#### Description of the task:
Select the lines that contain "React" and copy each of them.

#### Data segment:

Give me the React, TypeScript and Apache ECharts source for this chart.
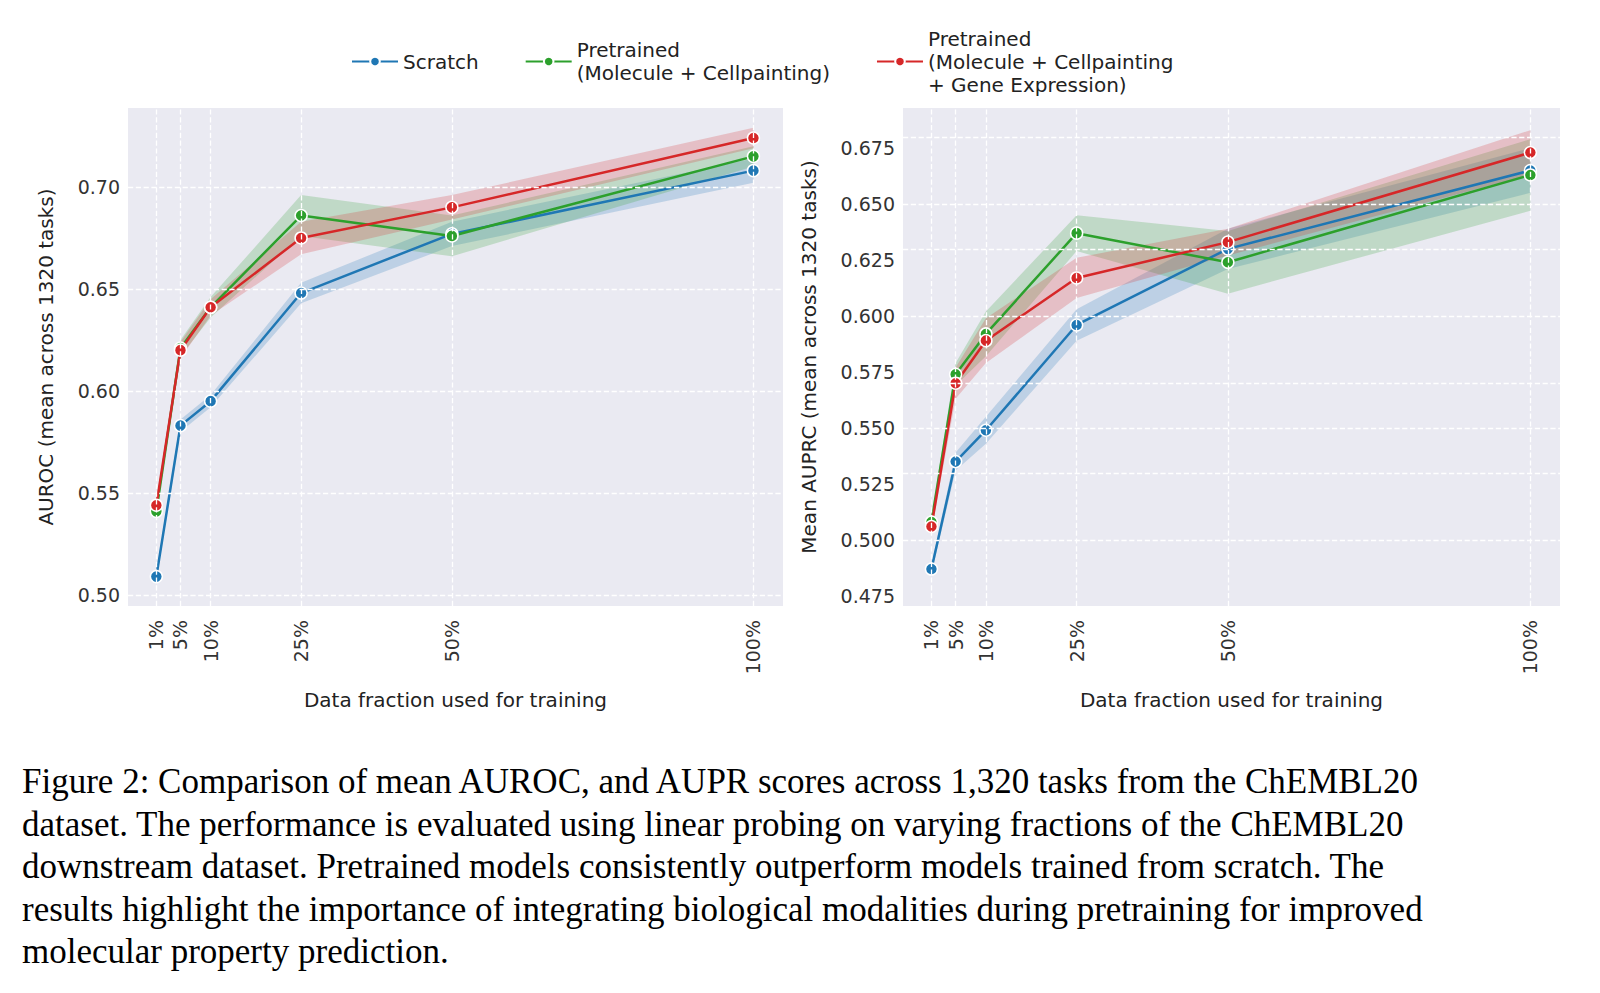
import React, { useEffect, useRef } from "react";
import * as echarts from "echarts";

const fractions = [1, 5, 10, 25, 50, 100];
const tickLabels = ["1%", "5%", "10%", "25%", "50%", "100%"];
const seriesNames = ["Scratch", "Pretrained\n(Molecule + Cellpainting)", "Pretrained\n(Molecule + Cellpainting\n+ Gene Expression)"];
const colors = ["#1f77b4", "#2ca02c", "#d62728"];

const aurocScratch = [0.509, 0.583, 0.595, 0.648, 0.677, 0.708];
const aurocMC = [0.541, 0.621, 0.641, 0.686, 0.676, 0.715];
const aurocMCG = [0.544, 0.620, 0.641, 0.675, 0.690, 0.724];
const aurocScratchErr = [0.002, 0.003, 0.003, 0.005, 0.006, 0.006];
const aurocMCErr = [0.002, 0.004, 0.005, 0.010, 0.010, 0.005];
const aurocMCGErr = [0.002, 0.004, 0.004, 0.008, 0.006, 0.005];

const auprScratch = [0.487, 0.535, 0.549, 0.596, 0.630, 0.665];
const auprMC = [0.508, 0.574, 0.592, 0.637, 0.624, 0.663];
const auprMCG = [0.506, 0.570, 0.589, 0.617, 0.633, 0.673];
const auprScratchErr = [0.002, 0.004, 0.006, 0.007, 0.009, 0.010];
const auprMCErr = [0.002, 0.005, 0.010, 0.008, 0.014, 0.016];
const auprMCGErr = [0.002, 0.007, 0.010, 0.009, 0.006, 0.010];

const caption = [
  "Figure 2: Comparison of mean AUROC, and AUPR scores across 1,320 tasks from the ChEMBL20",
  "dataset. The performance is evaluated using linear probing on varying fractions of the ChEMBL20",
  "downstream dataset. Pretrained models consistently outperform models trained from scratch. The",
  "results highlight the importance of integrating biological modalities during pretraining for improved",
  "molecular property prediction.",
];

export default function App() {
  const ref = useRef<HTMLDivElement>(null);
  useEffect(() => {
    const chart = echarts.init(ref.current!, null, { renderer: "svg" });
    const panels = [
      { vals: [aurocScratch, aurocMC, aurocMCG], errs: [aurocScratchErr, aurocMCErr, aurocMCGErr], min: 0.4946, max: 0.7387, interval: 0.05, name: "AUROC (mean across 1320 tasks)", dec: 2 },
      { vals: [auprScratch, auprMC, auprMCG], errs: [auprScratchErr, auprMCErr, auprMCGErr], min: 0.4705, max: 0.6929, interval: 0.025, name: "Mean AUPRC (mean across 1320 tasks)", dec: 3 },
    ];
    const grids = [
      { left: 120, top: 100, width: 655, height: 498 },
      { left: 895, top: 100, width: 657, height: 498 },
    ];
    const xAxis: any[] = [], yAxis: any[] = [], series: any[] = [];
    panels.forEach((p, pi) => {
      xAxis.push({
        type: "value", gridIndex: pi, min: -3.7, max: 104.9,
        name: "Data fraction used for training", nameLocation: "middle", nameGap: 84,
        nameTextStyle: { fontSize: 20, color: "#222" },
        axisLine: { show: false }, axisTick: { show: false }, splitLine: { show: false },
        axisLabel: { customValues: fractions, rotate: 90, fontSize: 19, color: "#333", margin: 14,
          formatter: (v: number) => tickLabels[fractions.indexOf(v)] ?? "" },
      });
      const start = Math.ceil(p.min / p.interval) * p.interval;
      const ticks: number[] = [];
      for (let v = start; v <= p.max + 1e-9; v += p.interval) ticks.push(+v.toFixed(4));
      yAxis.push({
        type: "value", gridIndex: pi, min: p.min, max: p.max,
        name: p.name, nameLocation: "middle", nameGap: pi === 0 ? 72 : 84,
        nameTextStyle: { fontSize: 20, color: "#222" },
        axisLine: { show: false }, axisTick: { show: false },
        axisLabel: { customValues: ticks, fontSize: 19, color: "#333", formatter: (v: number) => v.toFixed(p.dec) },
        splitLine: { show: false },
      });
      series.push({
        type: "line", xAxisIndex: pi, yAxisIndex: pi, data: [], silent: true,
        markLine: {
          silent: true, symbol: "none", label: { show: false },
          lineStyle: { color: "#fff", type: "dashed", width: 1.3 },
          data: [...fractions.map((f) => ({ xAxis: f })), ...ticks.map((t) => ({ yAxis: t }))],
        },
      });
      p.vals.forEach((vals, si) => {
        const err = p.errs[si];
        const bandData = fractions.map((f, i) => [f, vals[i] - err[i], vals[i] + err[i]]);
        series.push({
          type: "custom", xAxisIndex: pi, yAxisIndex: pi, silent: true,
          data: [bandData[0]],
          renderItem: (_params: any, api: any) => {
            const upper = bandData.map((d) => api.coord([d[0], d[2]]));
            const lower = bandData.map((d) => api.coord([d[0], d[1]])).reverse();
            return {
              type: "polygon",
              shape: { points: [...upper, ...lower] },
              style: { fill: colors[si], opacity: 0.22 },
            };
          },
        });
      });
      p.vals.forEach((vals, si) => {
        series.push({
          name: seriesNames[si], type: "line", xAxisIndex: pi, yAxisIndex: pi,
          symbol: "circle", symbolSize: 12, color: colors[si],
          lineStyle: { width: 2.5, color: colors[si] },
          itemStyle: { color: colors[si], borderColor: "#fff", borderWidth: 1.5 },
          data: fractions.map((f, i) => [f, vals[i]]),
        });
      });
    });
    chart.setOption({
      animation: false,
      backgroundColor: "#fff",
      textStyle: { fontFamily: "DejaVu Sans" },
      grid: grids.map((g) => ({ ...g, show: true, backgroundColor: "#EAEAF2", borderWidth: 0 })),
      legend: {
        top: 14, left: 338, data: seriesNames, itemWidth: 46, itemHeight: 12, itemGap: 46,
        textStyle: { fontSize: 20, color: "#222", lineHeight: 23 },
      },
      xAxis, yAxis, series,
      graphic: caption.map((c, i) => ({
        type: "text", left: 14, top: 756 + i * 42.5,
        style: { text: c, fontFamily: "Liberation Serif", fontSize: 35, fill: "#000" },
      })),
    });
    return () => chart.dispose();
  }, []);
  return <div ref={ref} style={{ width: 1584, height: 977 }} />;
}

#### Output of the task:
Give me the React, TypeScript and Apache ECharts source for this chart.
import React, { useEffect, useRef } from "react";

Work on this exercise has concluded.